I am applying this same test to the nomination of Judge Kavanaugh-whom I met on July 26 to discuss his nomination. Based on my review of his record and our conversation, it is clear to me that Judge Kavanaugh has the character, intellect, experience, and judicial philosophy to be an outstanding Supreme Court Justice. He understands that the proper role of a judge is to apply neutrally the law, including the U.S. Constitution, as written, and not to decide cases based on personal or partisan policy preferences.

I hope my colleagues on both sides of the aisle will give Judge Kavanaugh fair consideration so that Republicans and Democrats can work together to confirm this highly qualified jurist. I look forward to following Judge Kavanaugh's confirmation hearing and I intend to support his nomination when it comes to the Senate floor.
I asked about Judge Kavanaugh's involvement with those "torture memos" (reminding the senator that torture is a war crime) and he answers that Brett Kavanaugh "has the character, intellect, experience, and judicial philosophy to be an outstanding Supreme Court Justice."

It's so nice to see that Toomey now hopes that his colleagues will give Kavanaugh "fair consideration" considering the fact that Toomey himself was part of the GOP voting block that successfully denied Judge Merrick Garland exactly that same consideration.

He's also on record saying that "proper role of a judge is to apply neutrally the law, including the U.S. Constitution, as written, and not to decide cases based on personal or partisan policy preferences" and yet when faced with a nominee from a President who was a democrat (Obama), we have something very different. Toomey outright rejected any notion of "fair consideration" for a nominee to replace the very conservative Antonin Scalia as that nominee was not that conservative. Reason being that it would "affect the balance on the court for perhaps a generation."

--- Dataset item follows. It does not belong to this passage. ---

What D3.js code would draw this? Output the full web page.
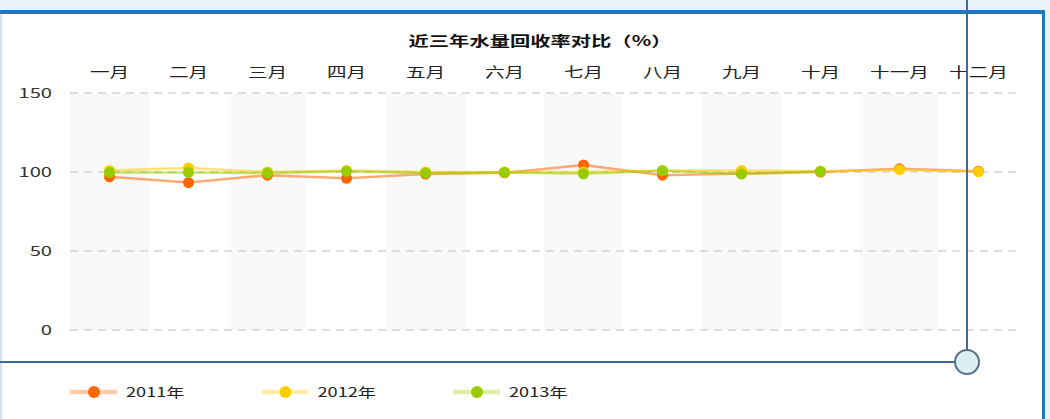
<!DOCTYPE html>
<html>
<head>
<meta charset="utf-8">
<script src="https://cdn.jsdelivr.net/npm/d3@7"></script>
<style>
  body { margin: 0; background: #fff; }
  svg { display: block; font-family: "Noto Sans CJK SC", "Noto Sans", sans-serif; }
</style>
</head>
<body>
<svg width="1050" height="419"></svg>
<script>
var title = "近三年水量回收率对比（%）";
var months = ["一月","二月","三月","四月","五月","六月","七月","八月","九月","十月","十一月","十二月"];
var yTicks = [0, 50, 100, 150];
var seriesNames = ["2011年", "2012年", "2013年"];
var colors = ["#ff6600", "#ffcc00", "#99cc00"];
var v2011 = [97, 93.3, 98, 96, 98.7, 99.5, 104.5, 98, 99, 100, 102, 100.5];
var v2012 = [101, 102.5, 100, 101, 100, 100, 100, 101, 101, 100.5, 101.5, 100.2];
var v2013 = [99.7, 99.7, 99.3, 100.4, 99.3, 99.7, 98.9, 100.8, 98.7, 100.4];

// the screenshot is stretched sideways, so text gets the same stretch
var SX = 1.4;

var svg = d3.select("svg");
var allValues = [v2011, v2012, v2013];

var x = d3.scaleBand().domain(months).range([70, 1018]).padding(0);
var y = d3.scaleLinear().domain([0, 150]).range([330, 93]);

function stretchText(sel, tx, ty, sx) {
    sel.attr("transform", "translate(" + tx + "," + ty + ") scale(" + (sx || SX) + ",1)");
}

// alternating bands
svg.append("g").selectAll("rect")
    .data(months.filter(function(d, i) { return i % 2 == 0; }))
    .enter().append("rect")
    .attr("x", function(d) { return x(d); })
    .attr("y", y(150))
    .attr("width", x.bandwidth())
    .attr("height", y(0) - y(150))
    .attr("fill", "#f9f9f9");

// grid lines
svg.append("g").selectAll("line")
    .data(yTicks)
    .enter().append("line")
    .attr("x1", 70)
    .attr("x2", 1018)
    .attr("y1", function(d) { return y(d); })
    .attr("y2", function(d) { return y(d); })
    .attr("stroke", "#d4d4d4")
    .attr("stroke-width", 1.5)
    .attr("stroke-dasharray", "8,6");

// y labels
svg.append("g").selectAll("text")
    .data(yTicks)
    .enter().append("text")
    .attr("text-anchor", "end")
    .attr("dy", "0.35em")
    .attr("font-size", 13)
    .attr("fill", "#333")
    .text(function(d) { return d; })
    .each(function(d) { stretchText(d3.select(this), 52, y(d), 1.55); });

// month labels on top
svg.append("g").selectAll("text")
    .data(months)
    .enter().append("text")
    .attr("text-anchor", "middle")
    .attr("font-size", 14)
    .attr("fill", "#222")
    .text(function(d) { return d; })
    .each(function(d) { stretchText(d3.select(this), x(d) + x.bandwidth() / 2, 77); });

// title
svg.append("text")
    .attr("text-anchor", "middle")
    .attr("font-size", 14)
    .attr("font-weight", "bold")
    .attr("fill", "#111")
    .text(title)
    .call(stretchText, 540, 46, 1.45);

// series
var line = d3.line()
    .x(function(d, i) { return x(months[i]) + x.bandwidth() / 2; })
    .y(function(d) { return y(d); });

allValues.forEach(function(vals, k) {
    svg.append("path")
        .datum(vals)
        .attr("d", line)
        .attr("fill", "none")
        .attr("stroke", colors[k])
        .attr("stroke-width", 2.5)
        .attr("stroke-opacity", 0.55);
});
allValues.forEach(function(vals, k) {
    svg.append("g").selectAll("circle")
        .data(vals)
        .enter().append("circle")
        .attr("cx", function(d, i) { return x(months[i]) + x.bandwidth() / 2; })
        .attr("cy", function(d) { return y(d); })
        .attr("r", 5.5)
        .attr("fill", colors[k]);
});

// legend
var legend = svg.append("g").selectAll("g")
    .data(seriesNames)
    .enter().append("g")
    .attr("transform", function(d, i) { return "translate(" + (70 + i * 191.5) + ",392)"; });

legend.append("line")
    .attr("x1", 0).attr("x2", 47)
    .attr("stroke", function(d, i) { return colors[i]; })
    .attr("stroke-width", 4.5)
    .attr("stroke-opacity", 0.35);
legend.append("circle")
    .attr("cx", 24)
    .attr("r", 6)
    .attr("fill", function(d, i) { return colors[i]; });
legend.append("text")
    .attr("dy", "0.35em")
    .attr("font-size", 13)
    .attr("fill", "#222")
    .text(function(d) { return d; })
    .call(stretchText, 56, 0);

// window frame and cursor overlay seen in the screenshot
svg.append("rect").attr("x", 0).attr("y", 0).attr("width", 1050).attr("height", 10).attr("fill", "#eaf2fa");
svg.append("rect").attr("x", 0).attr("y", 10).attr("width", 1045).attr("height", 4).attr("fill", "#1f76c4");
svg.append("rect").attr("x", 0).attr("y", 14).attr("width", 2).attr("height", 405).attr("fill", "#d2e3f3");
svg.append("rect").attr("x", 1042).attr("y", 10).attr("width", 3).attr("height", 409).attr("fill", "#1f76c4");
svg.append("rect").attr("x", 1045).attr("y", 0).attr("width", 5).attr("height", 419).attr("fill", "#eaf2fa");

svg.append("line")
    .attr("x1", 967).attr("x2", 967).attr("y1", 0).attr("y2", 350)
    .attr("stroke", "#3f6a98").attr("stroke-width", 2);
svg.append("line")
    .attr("x1", 0).attr("x2", 955).attr("y1", 362).attr("y2", 362)
    .attr("stroke", "#3f6a98").attr("stroke-width", 2);
svg.append("circle")
    .attr("cx", 967).attr("cy", 362).attr("r", 12)
    .attr("fill", "#dcf0f4")
    .attr("stroke", "#5a6f86")
    .attr("stroke-width", 2);
</script>
</body>
</html>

That would be the court's conservative/liberal balance. Replacing the conservative Scalia with someone not conservative would adversely affect the court's political balance and therefore had to be rejected. So much for neutrally applying the law over deciding cases based on personal or partisan policy preferences, eh Senator Toomey?

And then there was an outright avoidance of any mention of torture.

All to force Kavanaugh's nomination through before the 2018 midterms, perhaps?